A couple months ago, some public officials and corporate lobbyists began eagerly calling for states to reopen rapidly as the way to solve the COVID-19 problems of mass unemployment and struggling businesses.
But the choice to reopen before the virus had been controlled and minimized — and without adequate testing, contact tracing and protections for workers and consumers — has been a dismal failure.
COVID-19 cases are rising rapidly across the country and are out of control in some communities, especially in states that opened the quickest. Even places like Kentucky that have had more protections in place have seen dangerous increases in cases. As hospitals fill up in hotspots and deaths start to climb, states are beginning to pause or roll back decisions to reopen.
The truth is we were never going to successfully fight a pandemic through wishful thinking or by trading off public health and the economy. The economic pain was going to be deep regardless of government restrictions because fear of the virus is limiting consumer spending and business investment.
The best public health strategy to contain the disease was, from the beginning, also going to be the best economic strategy.
But because this principle wasn’t understood by many decision makers, we face a severe second spike in cases. The resulting economic and health challenges are now even worse. We can continue on this harmful trajectory, or we can go forward with policy choices that protect us through this crisis. An essential component is much more in federal aid to people, communities and businesses.
Congress began providing aid in March by passing the CARES Act. That law included supplemental unemployment benefits of $600 a week, stimulus payments of $1,200 per adult, and aid to state and local governments for the costs of fighting COVID-19.
New data shows the Act succeeded in temporarily patching holes in the economy. Consumer spending in Kentucky had it biggest rebound not when businesses were allowed to reopen, but when the $4 billion in stimulus payments in the CARES Act went out and the over $100 million a week in supplemental unemployment benefits began to be received.
But that aid is coming to an end even while the virus is resurging, spelling major trouble. The effect of the stimulus checks has now faded. State and local governments are facing massive revenue losses in the coming months that will lead to more layoffs, with the state facing potential cuts of 16% to 29%.
And the $600 in supplemental unemployment benefits ends on July 25 even while 50% of Kentuckians report having lost household employment income in the pandemic. In less than two weeks, Kentuckians who are out of work will lose nearly 2/3 of their unemployment checks on average, pushing many families to the brink and creating a huge drag on the economy. Families already facing structural racism and bottomed-out labor standards will especially bear the brunt.

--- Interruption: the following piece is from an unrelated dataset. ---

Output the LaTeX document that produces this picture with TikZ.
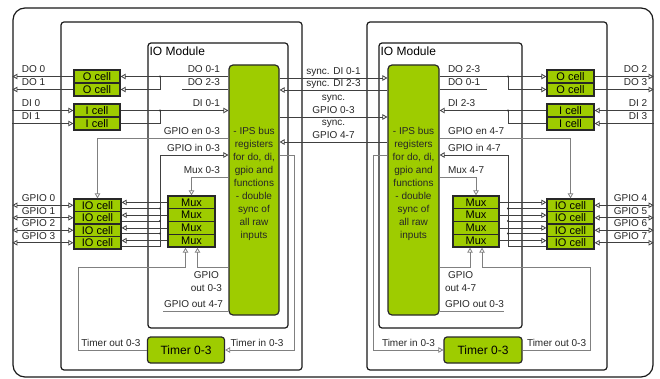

The CARES Act built just a portion of the bridge we need over the choppy waters of this crisis. Unless the rest is constructed, the economy will plummet over the edge.
In May, the U. S. House passed the HEROES Act, a bill that contains many of the measures needed to keep families and communities going through the next phase of the crisis. But the Senate has done nothing, and the clock is ticking.
Kentucky Senate Majority Leader Mitch McConnell is the key decider in whether aid adequate to the challenge we face is forthcoming. He has indicated skepticism about continuing the vital $600 a week in jobless benefits, and has suggested capping the total aid package at a level far less than what’s needed to actually address the problem. That would doom us to a recession that’s even deeper, longer and more painful.
The path of downplaying the health threat and going back to business as usual is a dead end. The economy will remain in trouble until the virus is beaten.
The federal government is the only entity with the ability to make people whole in the meantime, and the U. S. Senate must not stand in the way.
This op-ed ran in the Kentucky New Era, Eagle Post and The Daily Independent on July 14, 2020, and in the Herald-Leader and Courier Journal on July 16, 2020.